┏━━
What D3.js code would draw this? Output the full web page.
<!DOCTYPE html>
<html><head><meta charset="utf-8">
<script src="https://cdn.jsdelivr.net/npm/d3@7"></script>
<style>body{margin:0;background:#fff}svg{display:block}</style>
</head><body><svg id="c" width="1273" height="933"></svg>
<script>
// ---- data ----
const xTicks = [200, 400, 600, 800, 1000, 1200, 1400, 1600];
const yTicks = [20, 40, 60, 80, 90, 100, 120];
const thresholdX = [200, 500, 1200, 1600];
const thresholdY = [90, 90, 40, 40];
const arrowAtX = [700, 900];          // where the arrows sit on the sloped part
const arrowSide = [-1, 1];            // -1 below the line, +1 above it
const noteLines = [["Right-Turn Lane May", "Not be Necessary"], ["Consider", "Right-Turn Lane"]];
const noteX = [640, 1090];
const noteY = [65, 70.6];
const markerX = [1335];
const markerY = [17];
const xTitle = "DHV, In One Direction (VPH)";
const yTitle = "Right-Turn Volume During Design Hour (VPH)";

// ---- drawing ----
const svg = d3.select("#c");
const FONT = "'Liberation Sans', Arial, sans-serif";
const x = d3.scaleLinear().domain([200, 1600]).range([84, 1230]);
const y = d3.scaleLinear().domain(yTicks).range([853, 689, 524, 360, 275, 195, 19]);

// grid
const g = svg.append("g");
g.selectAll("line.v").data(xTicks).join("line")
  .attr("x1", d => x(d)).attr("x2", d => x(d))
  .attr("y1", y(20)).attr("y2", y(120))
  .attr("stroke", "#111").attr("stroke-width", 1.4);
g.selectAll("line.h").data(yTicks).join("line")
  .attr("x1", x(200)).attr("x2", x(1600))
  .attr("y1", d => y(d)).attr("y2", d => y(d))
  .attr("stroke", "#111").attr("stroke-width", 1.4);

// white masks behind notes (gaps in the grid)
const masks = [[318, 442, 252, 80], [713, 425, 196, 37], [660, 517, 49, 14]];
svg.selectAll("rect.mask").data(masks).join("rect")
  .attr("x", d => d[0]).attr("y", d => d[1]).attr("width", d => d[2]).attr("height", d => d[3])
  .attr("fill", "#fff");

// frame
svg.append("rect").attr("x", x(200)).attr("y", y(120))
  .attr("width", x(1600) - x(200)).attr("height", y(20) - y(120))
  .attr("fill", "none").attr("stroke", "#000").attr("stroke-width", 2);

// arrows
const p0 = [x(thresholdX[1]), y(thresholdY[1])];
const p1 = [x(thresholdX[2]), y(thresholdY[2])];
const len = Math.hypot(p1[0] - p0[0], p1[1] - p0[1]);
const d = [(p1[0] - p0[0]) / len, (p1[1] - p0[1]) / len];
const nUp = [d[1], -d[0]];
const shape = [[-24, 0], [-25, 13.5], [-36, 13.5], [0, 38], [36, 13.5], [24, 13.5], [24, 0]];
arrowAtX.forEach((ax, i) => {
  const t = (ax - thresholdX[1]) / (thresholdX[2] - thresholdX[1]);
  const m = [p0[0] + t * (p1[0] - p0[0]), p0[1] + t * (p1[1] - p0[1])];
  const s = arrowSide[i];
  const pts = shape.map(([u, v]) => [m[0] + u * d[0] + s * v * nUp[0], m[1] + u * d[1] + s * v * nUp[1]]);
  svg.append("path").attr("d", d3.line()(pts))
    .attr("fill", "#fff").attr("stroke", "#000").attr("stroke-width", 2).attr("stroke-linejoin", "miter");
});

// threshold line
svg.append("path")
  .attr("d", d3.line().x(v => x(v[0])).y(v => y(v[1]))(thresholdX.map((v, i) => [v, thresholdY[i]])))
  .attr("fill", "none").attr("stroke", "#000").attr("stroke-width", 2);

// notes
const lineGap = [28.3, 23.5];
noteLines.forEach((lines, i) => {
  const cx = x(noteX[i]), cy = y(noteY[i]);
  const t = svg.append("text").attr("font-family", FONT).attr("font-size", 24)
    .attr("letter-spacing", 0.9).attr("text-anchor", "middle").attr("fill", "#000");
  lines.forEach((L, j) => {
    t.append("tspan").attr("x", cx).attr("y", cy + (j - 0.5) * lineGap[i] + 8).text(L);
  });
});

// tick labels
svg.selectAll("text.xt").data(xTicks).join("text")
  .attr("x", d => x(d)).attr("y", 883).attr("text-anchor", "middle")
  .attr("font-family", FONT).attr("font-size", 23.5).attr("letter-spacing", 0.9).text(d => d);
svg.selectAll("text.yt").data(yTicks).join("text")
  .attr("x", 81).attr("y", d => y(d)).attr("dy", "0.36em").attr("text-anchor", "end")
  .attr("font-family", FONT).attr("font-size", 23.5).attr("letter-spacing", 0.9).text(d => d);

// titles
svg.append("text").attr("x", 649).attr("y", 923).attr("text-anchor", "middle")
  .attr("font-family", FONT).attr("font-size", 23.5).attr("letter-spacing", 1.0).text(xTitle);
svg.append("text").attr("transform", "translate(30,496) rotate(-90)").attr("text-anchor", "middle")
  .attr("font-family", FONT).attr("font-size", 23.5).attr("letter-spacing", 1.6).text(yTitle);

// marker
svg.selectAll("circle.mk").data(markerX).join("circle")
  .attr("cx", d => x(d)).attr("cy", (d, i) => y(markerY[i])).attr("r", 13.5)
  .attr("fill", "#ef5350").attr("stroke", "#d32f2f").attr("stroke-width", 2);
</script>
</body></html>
┗━━
* EXERCISE GOAL
Your output must be the lines of the material above, from the first through the line that contains "Volume During Design", copied exactly. Include both endpoints and nothing else.

* EXERCISE OUTPUT
What D3.js code would draw this? Output the full web page.
<!DOCTYPE html>
<html><head><meta charset="utf-8">
<script src="https://cdn.jsdelivr.net/npm/d3@7"></script>
<style>body{margin:0;background:#fff}svg{display:block}</style>
</head><body><svg id="c" width="1273" height="933"></svg>
<script>
// ---- data ----
const xTicks = [200, 400, 600, 800, 1000, 1200, 1400, 1600];
const yTicks = [20, 40, 60, 80, 90, 100, 120];
const thresholdX = [200, 500, 1200, 1600];
const thresholdY = [90, 90, 40, 40];
const arrowAtX = [700, 900];          // where the arrows sit on the sloped part
const arrowSide = [-1, 1];            // -1 below the line, +1 above it
const noteLines = [["Right-Turn Lane May", "Not be Necessary"], ["Consider", "Right-Turn Lane"]];
const noteX = [640, 1090];
const noteY = [65, 70.6];
const markerX = [1335];
const markerY = [17];
const xTitle = "DHV, In One Direction (VPH)";
const yTitle = "Right-Turn Volume During Design Hour (VPH)";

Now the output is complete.